While the pandemic has increased the scale of animal rescues, it also continues to sap resources from individual volunteers and organizations alike. Like so many other workers, Jane was furloughed from her job due to the pandemic, leaving her with less of her own money to put toward the costs of rescue, including 1,600 miles worth of gasoline and tolls to Georgia and back. Similarly, both donations and other fundraising channels for nonprofit organizations such as CAS have suffered from a combination of general financial hardship and shelter-in-place orders. Due to the pandemic, CAS has had to close its facilities to the public, postponing its annual “opening day” celebration in April and other revenue-generating operations. It remains unclear to the refuge which phase of New York State’s reopening plan it technically falls under, but Finnegan stresses that they are prioritizing the health of their team, the public, and, of course, the animals.

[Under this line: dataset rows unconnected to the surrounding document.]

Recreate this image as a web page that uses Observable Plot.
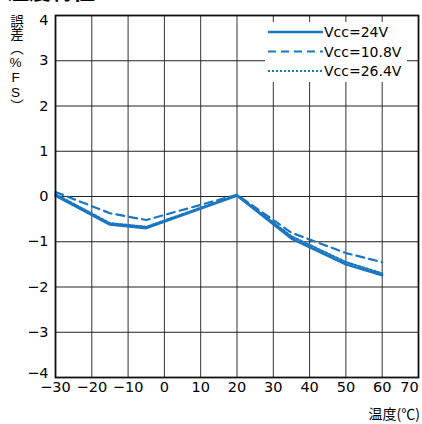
<!DOCTYPE html>
<html>
<head>
<meta charset="utf-8">
<script src="https://cdn.jsdelivr.net/npm/d3@7"></script>
<script src="https://cdn.jsdelivr.net/npm/@observablehq/plot@0.6"></script>
<style>
  html, body { margin: 0; padding: 0; background: #fff; }
  #wrap { position: relative; width: 422px; height: 424px; overflow: hidden; font-family: "DejaVu Sans", sans-serif; }
  #title { position: absolute; left: 7px; top: -27px; font: bold 22px "Noto Sans CJK JP", sans-serif; color: #000; white-space: nowrap; }
  #ylabel { position: absolute; left: 7px; top: 14px; writing-mode: vertical-rl; text-orientation: upright; font: 13.5px "Liberation Sans", "Noto Sans CJK JP", sans-serif; line-height: 16px; color: #000; }
  #xlabel { position: absolute; right: 2px; top: 403px; font: 14px "Noto Sans CJK JP", sans-serif; color: #000; white-space: nowrap; }
  #legend { position: absolute; left: 265px; top: 22px; width: 142px; height: 60px; background: #fff; }
  #legend svg { display: block; }
</style>
</head>
<body>
<div id="wrap">
  <div id="chart"></div>
  <div id="title">温度特性</div>
  <div id="ylabel">誤差（%FS）</div>
  <div id="xlabel">温度(℃)</div>
  <div id="legend"></div>
</div>
<script>
// Data
const temps = [-30, -15, -5, 20, 35, 50, 60];
const seriesNames = ["Vcc=24V", "Vcc=10.8V", "Vcc=26.4V"];
const vcc24 = [0.02, -0.62, -0.70, 0.02, -0.93, -1.50, -1.74];
const vcc108 = [0.10, -0.37, -0.52, 0.04, -0.80, -1.25, -1.45];
const vcc264 = [0.05, -0.59, -0.67, 0.03, -0.88, -1.45, -1.70];
const xTicks = [-30, -20, -10, 0, 10, 20, 30, 40, 50, 60, 70];
const yTicks = [-4, -3, -2, -1, 0, 1, 2, 3, 4];

const blue = "#1a76c0";
const font = "'DejaVu Sans', sans-serif";
const styles = [
  { strokeWidth: 2.5, strokeDasharray: null },
  { strokeWidth: 2.2, strokeDasharray: "8,5" },
  { strokeWidth: 2.2, strokeDasharray: "2,2" }
];
const allSeries = [vcc24, vcc108, vcc264];
const rows = [];
allSeries.forEach((vals, s) => temps.forEach((t, i) => rows.push({ series: seriesNames[s], t, v: vals[i] })));

const xMain = xTicks.slice(0, -1), xLast = xTicks.slice(-1);
const yMid = yTicks.slice(1, -1), yTop = yTicks.slice(-1), yBot = yTicks.slice(0, 1);
const axOpts = { tickSize: 0, fontSize: 14.5 };

const chart = Plot.plot({
  width: 422,
  height: 424,
  marginLeft: 55,
  marginRight: 4,
  marginTop: 15,
  marginBottom: 47,
  style: { fontFamily: font, fontSize: "14.5px", color: "#000", background: "#fff" },
  x: { domain: [-30, 70], label: null },
  y: { domain: [-4, 4], label: null },
  marks: [
    Plot.gridX(xTicks, { stroke: "#333", strokeOpacity: 1, strokeWidth: 1 }),
    Plot.gridY(yTicks, { stroke: "#222", strokeOpacity: 1, strokeWidth: 1 }),
    ...seriesNames.map((name, s) => Plot.line(rows.filter(d => d.series === name), {
      x: "t", y: "v", stroke: blue, strokeWidth: styles[s].strokeWidth,
      strokeDasharray: styles[s].strokeDasharray, strokeLinejoin: "round"
    })),
    Plot.frame({ stroke: "#111", strokeWidth: 1.8 }),
    Plot.axisX(xMain, { ...axOpts, tickPadding: 4, label: null }),
    Plot.axisX(xLast, { ...axOpts, tickPadding: 4, dx: -9, label: null }),
    Plot.axisY(yMid, { ...axOpts, tickPadding: 7, label: null }),
    Plot.axisY(yTop, { ...axOpts, tickPadding: 7, dy: 5, label: null }),
    Plot.axisY(yBot, { ...axOpts, tickPadding: 7, dy: -4, label: null })
  ]
});
document.getElementById("chart").appendChild(chart);

// Legend
const lg = d3.select("#legend").append("svg").attr("width", 142).attr("height", 60);
seriesNames.forEach((name, i) => {
  const y = 10 + i * 19.5;
  lg.append("line").attr("x1", 3).attr("x2", 58).attr("y1", y).attr("y2", y)
    .attr("stroke", blue).attr("stroke-width", styles[i].strokeWidth)
    .attr("stroke-dasharray", styles[i].strokeDasharray);
  lg.append("text").attr("x", 59).attr("y", y + 5).text(name)
    .attr("font-family", font).attr("font-size", 14).attr("fill", "#000");
});
</script>
</body>
</html>
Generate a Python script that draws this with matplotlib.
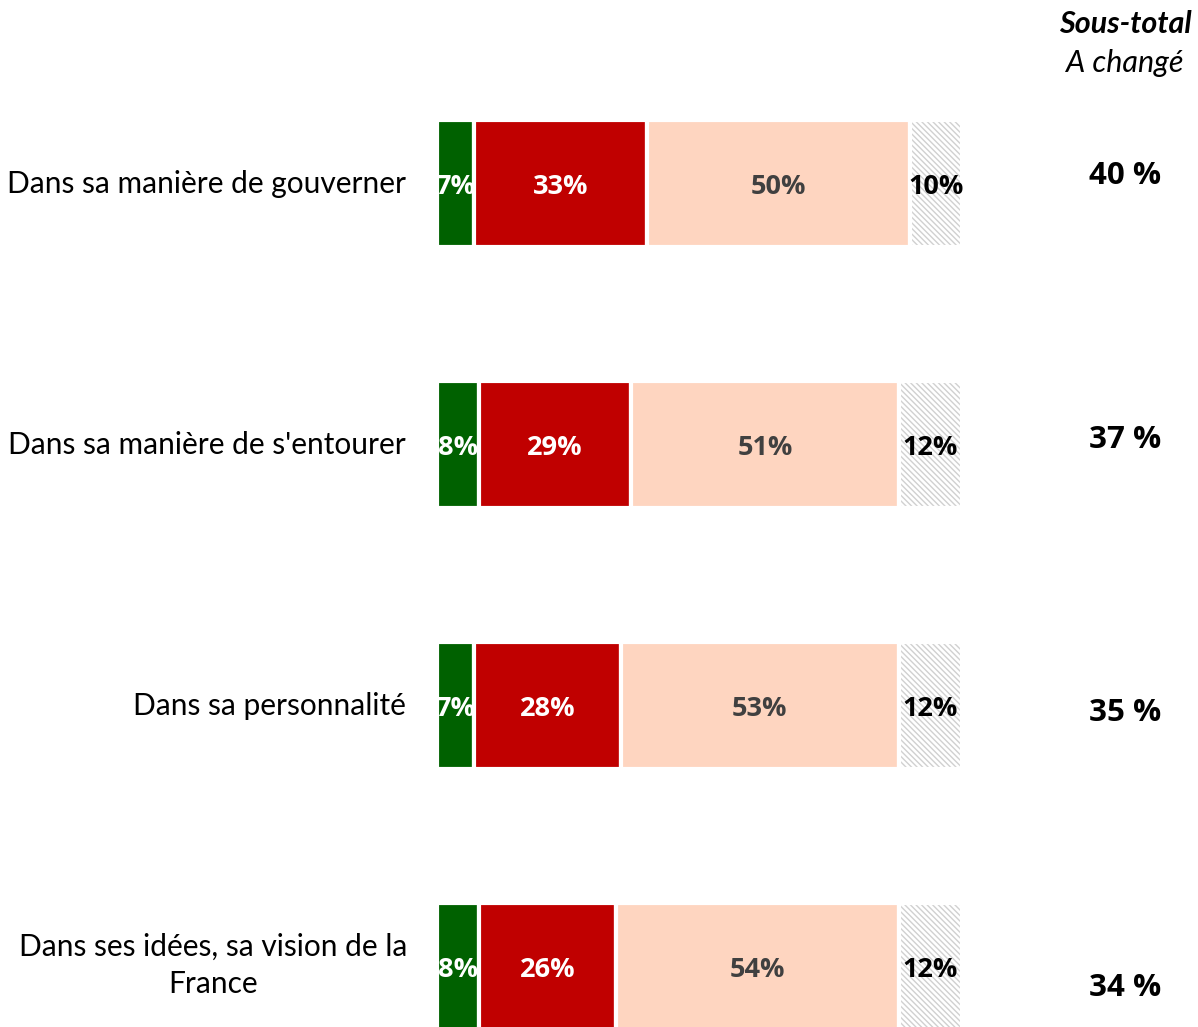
import numpy as np
import matplotlib
matplotlib.use("Agg")
import matplotlib.pyplot as plt

plt.rcParams["font.family"] = ["Lato", "DejaVu Sans"]
plt.rcParams["hatch.linewidth"] = 1.0
BOLD = ["Open Sans", "DejaVu Sans"]

categories = [
    "Dans sa manière de gouverner",
    "Dans sa manière de s'entourer",
    "Dans sa personnalité",
    "Dans ses idées, sa vision de la\nFrance",
]
green_vals = [7, 8, 7, 8]
red_vals = [33, 29, 28, 26]
peach_vals = [50, 51, 53, 54]
nsp_vals = [10, 12, 12, 12]
subtotals = ["40 %", "37 %", "35 %", "34 %"]

W, H = 1198, 1027
fig = plt.figure(figsize=(W / 100, H / 100), dpi=100)
axis = fig.add_axes([437 / W, 0, 525 / W, 1])
axis.set_xlim(0, 100)
pitch = 261.0
top = 184.0
axis.set_ylim((H - top) / pitch, -top / pitch)
axis.axis("off")

ypos = np.arange(len(categories))
height = 127 / pitch
series = [
    (green_vals, "#006100", "white", None),
    (red_vals, "#c00000", "white", None),
    (peach_vals, "#fed5c0", "#404040", None),
    (nsp_vals, "white", "black", "\\\\\\\\\\\\"),
]
left = np.zeros(len(categories))
for vals, color, tcolor, hatch in series:
    vals = np.array(vals, dtype=float)
    if hatch:
        # hatch drawn in light grey, then white outline on top
        axis.barh(ypos, vals, left=left, height=height, color=color,
                  edgecolor="#d0d0d0", linewidth=0, hatch=hatch)
        axis.barh(ypos, vals, left=left, height=height, fill=False,
                  edgecolor="white", linewidth=3)
    else:
        axis.barh(ypos, vals, left=left, height=height, color=color,
                  edgecolor="white", linewidth=3)
    for y, l, v in zip(ypos, left, vals):
        axis.text(
            l + v / 2,
            y + 3 / pitch,
            f"{int(v)}%",
            ha="center",
            va="center",
            color=tcolor,
            fontsize=19.5,
            fontweight="bold",
            family=BOLD,
        )
    left += vals

for y, cat in zip(ypos, categories):
    if "\n" in cat:
        fig.text(213 / W, 1 - (top + y * pitch - 2) / H, cat, ha="center",
                 va="center", fontsize=21.5, linespacing=1.4)
    else:
        fig.text(406 / W, 1 - (top + y * pitch) / H, cat, ha="right",
                 va="center", fontsize=21.5)

total_y = [176, 440, 713, 988]
for ty, st in zip(total_y, subtotals):
    fig.text(1125 / W, 1 - ty / H, st, ha="center", va="center",
             fontsize=22.5, fontweight="bold", family=BOLD)

fig.text(1192 / W, 1 - 24 / H, "Sous-total", ha="right", va="center",
         fontsize=22, fontweight="bold", fontstyle="italic")
fig.text(1125 / W, 1 - 63 / H, "A changé", ha="center", va="center",
         fontsize=22, fontstyle="italic")

fig.savefig("out.png", dpi=100)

“We had initially planned to reopen on May 24, but of course we’re going to go with the latest public-safety guidelines,” she says. “Since we’ve shut down our tours program, our bed-and-breakfast, and our cooking classes, we have lost a vital source of support for the sanctuary.”
Despite these difficulties, animal rescuers persist. CAS recently unveiled new pandemic-proof initiatives to stay in touch with supporters, such as its “Virtual Sanctuary,” which offers public and private video tours of the refuge, and “Goat 2 Meeting,” through which teleconference users can surprise their colleagues, family, or friends with livestreams of residents like Poppy the goat, Samira the chicken, or Lola the duck. Schwartz’s microsanctuary has similarly continued operations, albeit on a smaller scale, placing four chicks here, one kitten there. And Jane is still committed to rescuing chickens, though mostly in the Hudson Valley, rather than Georgia. They all remain animated by their love of animals and implicit understanding that, even before the pandemic, they had their work cut out for them.
“Given the scale of the problem, there are unfortunately very few formalized efforts to help these animals,” says Jane. “Instead, grassroots efforts come together in response to a specific crisis. A group of relative strangers, all moved to do what they can to help, come together to save lives.”